(Data records)
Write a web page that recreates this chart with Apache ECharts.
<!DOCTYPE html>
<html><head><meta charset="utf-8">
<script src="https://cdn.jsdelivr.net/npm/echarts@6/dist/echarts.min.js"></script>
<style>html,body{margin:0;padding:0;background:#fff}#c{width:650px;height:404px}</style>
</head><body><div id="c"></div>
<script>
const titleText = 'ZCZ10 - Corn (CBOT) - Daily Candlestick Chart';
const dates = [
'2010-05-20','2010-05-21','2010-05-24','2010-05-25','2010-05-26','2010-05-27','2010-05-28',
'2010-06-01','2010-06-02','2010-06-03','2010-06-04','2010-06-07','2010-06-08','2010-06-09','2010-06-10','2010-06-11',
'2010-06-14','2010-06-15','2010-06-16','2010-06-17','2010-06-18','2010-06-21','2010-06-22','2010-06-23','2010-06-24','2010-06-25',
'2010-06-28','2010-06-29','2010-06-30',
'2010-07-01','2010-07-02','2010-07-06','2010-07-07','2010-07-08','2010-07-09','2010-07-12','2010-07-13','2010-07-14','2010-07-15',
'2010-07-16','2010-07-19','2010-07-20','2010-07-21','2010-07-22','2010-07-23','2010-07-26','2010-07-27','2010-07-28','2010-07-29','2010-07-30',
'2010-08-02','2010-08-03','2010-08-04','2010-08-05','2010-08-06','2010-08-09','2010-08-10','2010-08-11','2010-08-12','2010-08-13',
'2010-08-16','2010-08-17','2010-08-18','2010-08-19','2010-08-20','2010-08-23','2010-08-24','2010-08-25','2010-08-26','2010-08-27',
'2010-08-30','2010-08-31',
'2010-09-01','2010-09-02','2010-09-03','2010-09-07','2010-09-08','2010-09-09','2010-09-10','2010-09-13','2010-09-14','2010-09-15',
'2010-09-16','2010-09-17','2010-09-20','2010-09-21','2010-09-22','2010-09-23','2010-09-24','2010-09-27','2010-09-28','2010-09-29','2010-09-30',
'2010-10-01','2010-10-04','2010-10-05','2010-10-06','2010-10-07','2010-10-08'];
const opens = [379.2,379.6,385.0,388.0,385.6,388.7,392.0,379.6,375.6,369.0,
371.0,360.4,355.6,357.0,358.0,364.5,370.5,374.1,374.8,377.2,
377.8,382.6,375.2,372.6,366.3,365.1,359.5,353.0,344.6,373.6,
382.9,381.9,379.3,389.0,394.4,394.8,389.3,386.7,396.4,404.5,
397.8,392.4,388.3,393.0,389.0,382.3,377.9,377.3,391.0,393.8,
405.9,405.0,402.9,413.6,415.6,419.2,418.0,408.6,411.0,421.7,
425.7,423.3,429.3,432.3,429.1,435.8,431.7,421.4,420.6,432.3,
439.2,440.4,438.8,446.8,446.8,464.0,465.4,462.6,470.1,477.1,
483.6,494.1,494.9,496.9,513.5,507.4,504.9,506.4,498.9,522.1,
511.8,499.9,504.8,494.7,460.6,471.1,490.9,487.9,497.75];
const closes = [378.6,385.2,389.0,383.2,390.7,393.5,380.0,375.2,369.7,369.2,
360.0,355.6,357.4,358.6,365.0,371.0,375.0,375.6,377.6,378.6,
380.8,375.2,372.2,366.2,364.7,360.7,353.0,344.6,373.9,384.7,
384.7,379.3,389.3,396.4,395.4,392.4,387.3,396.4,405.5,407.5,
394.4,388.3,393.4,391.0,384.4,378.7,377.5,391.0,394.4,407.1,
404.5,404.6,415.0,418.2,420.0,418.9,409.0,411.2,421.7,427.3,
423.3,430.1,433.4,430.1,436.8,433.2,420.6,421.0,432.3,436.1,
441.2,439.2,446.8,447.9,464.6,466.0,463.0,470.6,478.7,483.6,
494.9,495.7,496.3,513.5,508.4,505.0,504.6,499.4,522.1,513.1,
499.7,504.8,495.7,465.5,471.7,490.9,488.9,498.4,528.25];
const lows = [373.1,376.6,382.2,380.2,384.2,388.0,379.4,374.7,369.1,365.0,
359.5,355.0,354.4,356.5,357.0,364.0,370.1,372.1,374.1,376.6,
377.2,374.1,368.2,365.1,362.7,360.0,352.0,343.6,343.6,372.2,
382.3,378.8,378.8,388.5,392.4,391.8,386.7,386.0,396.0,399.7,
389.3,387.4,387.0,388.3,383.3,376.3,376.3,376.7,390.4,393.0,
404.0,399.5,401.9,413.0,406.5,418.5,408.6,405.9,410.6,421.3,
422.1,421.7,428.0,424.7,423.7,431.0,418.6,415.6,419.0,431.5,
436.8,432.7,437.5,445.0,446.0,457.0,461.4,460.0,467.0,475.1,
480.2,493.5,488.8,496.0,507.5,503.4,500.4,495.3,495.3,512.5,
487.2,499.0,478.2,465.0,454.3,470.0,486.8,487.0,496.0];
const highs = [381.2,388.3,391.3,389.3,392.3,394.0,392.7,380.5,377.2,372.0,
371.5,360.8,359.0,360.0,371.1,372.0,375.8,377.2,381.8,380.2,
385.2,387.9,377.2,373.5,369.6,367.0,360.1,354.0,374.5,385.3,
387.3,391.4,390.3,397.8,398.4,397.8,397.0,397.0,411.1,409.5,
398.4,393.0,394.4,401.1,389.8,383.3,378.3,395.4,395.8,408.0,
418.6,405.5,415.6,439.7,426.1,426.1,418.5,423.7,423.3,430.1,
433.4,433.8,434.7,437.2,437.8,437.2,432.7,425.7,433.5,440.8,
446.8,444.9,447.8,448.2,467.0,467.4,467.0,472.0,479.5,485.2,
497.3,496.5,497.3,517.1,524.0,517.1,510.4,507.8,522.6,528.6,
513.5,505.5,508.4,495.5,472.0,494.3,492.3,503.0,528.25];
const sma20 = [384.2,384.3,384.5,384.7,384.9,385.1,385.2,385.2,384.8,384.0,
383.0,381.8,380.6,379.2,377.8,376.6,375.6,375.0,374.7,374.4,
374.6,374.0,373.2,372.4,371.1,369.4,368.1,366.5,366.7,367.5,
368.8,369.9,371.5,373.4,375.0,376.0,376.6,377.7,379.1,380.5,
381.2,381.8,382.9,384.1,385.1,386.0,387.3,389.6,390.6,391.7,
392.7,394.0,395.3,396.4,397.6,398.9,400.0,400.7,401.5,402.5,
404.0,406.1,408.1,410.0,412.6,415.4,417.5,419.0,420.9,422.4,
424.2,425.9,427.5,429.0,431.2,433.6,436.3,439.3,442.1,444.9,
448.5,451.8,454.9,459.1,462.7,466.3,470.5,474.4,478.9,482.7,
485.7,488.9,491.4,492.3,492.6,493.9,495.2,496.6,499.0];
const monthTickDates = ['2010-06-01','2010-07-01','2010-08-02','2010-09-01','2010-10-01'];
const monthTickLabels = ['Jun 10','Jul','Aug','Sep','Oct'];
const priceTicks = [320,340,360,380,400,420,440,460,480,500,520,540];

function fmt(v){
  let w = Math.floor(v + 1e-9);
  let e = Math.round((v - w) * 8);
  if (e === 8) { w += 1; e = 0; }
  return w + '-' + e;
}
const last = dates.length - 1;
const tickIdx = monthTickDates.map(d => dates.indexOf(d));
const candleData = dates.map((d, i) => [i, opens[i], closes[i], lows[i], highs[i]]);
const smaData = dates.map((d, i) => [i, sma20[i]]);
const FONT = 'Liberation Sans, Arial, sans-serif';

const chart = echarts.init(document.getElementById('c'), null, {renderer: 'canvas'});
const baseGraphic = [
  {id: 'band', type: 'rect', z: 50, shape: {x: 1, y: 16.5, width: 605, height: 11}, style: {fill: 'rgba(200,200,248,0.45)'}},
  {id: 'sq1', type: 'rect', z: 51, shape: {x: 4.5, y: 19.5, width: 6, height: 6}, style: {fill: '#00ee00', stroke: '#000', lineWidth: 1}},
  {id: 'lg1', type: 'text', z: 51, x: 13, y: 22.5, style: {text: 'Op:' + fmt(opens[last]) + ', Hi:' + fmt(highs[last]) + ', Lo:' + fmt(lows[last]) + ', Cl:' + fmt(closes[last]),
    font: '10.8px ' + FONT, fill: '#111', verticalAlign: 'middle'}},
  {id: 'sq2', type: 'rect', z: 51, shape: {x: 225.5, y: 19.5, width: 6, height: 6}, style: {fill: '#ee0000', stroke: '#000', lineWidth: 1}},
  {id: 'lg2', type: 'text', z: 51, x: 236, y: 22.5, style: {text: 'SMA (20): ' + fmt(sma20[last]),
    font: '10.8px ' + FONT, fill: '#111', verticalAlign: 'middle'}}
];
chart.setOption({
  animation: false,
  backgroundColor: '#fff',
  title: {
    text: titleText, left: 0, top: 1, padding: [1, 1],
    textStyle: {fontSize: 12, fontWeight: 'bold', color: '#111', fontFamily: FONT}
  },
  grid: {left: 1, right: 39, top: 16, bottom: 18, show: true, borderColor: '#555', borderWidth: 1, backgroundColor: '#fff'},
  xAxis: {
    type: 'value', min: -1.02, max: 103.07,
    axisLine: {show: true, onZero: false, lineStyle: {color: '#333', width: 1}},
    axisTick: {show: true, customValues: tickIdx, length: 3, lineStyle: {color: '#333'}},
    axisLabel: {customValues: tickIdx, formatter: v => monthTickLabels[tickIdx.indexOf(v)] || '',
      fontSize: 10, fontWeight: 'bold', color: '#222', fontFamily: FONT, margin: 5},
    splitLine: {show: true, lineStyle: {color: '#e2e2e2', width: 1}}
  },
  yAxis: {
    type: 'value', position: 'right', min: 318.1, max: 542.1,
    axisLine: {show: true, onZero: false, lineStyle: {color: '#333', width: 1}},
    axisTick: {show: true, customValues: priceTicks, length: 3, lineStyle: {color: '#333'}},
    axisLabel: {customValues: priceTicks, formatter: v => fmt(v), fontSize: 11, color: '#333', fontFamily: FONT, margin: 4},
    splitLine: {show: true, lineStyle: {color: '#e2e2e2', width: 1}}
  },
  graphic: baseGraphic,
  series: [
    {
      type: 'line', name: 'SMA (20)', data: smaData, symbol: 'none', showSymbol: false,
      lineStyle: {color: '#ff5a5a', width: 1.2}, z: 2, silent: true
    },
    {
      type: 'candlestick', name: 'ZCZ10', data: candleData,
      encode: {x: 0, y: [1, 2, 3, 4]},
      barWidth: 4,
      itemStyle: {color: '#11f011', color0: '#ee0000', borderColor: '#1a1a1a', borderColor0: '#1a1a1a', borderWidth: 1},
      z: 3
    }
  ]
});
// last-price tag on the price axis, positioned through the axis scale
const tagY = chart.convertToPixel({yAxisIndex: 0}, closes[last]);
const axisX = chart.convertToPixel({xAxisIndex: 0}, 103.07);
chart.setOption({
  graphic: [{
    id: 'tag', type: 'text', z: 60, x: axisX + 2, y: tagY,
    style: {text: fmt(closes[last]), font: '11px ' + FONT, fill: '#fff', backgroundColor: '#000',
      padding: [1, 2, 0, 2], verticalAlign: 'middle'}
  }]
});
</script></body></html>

--

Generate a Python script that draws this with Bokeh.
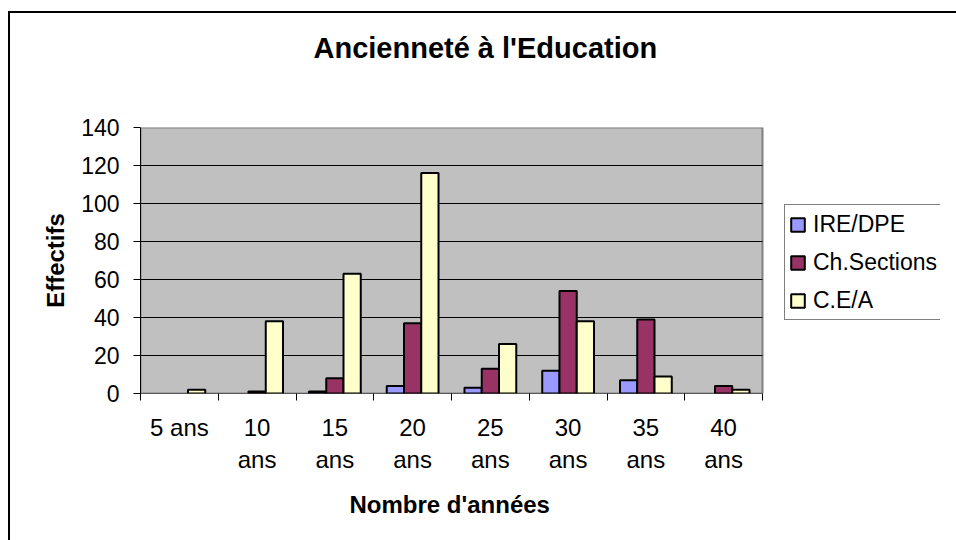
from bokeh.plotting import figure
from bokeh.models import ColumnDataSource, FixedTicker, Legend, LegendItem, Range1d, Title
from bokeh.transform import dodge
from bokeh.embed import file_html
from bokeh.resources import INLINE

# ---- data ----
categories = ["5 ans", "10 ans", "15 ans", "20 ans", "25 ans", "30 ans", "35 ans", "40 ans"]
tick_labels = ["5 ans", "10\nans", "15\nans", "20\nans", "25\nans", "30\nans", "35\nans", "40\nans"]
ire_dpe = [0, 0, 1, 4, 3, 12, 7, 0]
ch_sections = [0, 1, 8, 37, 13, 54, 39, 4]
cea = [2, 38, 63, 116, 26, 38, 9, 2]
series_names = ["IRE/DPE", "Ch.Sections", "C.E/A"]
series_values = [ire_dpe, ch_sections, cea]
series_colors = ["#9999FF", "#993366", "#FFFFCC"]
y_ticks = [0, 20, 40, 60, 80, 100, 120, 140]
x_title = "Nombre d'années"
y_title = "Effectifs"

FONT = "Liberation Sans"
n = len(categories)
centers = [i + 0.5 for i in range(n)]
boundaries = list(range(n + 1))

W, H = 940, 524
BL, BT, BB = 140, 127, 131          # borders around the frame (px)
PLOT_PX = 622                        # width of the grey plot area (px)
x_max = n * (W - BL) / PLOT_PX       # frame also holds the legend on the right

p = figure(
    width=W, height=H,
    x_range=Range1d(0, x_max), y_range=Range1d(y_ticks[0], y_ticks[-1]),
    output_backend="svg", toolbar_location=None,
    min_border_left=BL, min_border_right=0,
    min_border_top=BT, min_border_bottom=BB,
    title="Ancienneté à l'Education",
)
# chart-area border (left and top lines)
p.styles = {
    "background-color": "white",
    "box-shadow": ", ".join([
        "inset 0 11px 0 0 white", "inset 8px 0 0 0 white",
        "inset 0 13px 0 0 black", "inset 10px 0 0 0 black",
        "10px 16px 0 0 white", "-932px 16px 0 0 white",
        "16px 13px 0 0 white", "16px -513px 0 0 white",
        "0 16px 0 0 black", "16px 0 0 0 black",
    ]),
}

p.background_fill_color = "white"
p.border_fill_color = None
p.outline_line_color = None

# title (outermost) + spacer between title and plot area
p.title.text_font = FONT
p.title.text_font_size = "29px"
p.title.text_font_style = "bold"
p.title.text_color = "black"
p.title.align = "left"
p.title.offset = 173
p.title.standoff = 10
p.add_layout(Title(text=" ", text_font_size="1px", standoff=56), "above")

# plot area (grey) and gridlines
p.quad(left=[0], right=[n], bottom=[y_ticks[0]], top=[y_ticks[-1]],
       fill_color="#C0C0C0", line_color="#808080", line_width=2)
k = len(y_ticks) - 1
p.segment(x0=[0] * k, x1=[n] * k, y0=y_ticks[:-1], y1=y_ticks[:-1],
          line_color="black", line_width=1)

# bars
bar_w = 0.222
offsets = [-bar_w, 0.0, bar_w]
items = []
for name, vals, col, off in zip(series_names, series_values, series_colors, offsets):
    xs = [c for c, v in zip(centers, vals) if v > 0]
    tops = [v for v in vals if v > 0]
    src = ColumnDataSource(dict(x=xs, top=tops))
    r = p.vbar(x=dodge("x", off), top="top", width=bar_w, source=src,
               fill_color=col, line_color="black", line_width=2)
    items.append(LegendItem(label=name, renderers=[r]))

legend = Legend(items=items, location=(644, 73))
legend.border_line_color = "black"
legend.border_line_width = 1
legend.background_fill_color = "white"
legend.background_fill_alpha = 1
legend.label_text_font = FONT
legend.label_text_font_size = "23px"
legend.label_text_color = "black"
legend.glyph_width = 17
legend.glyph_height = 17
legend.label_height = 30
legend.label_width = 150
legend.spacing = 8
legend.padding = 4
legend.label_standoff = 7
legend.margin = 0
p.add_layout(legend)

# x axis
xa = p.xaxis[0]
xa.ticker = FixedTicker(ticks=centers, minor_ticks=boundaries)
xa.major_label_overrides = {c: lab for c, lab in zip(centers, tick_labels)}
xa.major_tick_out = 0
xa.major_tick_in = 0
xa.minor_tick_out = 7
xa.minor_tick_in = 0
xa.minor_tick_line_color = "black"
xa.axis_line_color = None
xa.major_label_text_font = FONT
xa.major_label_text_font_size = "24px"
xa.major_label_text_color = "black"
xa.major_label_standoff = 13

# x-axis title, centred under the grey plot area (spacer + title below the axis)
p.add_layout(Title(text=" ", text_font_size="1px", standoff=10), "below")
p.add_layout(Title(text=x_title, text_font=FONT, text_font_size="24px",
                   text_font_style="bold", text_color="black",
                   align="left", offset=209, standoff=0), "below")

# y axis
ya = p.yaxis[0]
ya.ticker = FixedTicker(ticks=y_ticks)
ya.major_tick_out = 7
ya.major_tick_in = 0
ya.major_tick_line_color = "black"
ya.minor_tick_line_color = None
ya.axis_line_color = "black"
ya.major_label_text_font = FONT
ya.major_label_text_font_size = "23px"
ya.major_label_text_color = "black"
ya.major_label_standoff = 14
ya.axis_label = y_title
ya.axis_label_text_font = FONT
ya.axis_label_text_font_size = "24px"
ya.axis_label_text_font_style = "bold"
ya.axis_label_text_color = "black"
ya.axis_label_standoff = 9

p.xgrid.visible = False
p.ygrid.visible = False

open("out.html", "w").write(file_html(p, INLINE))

| To do |
In the listing above, find the line with "Generate a Python" and the line with "from bokeh.resources import INLINE". Set down both and every line between them, minus the pictures.

| Exercise result |
Generate a Python script that draws this with Bokeh.
from bokeh.plotting import figure
from bokeh.models import ColumnDataSource, FixedTicker, Legend, LegendItem, Range1d, Title
from bokeh.transform import dodge
from bokeh.embed import file_html
from bokeh.resources import INLINE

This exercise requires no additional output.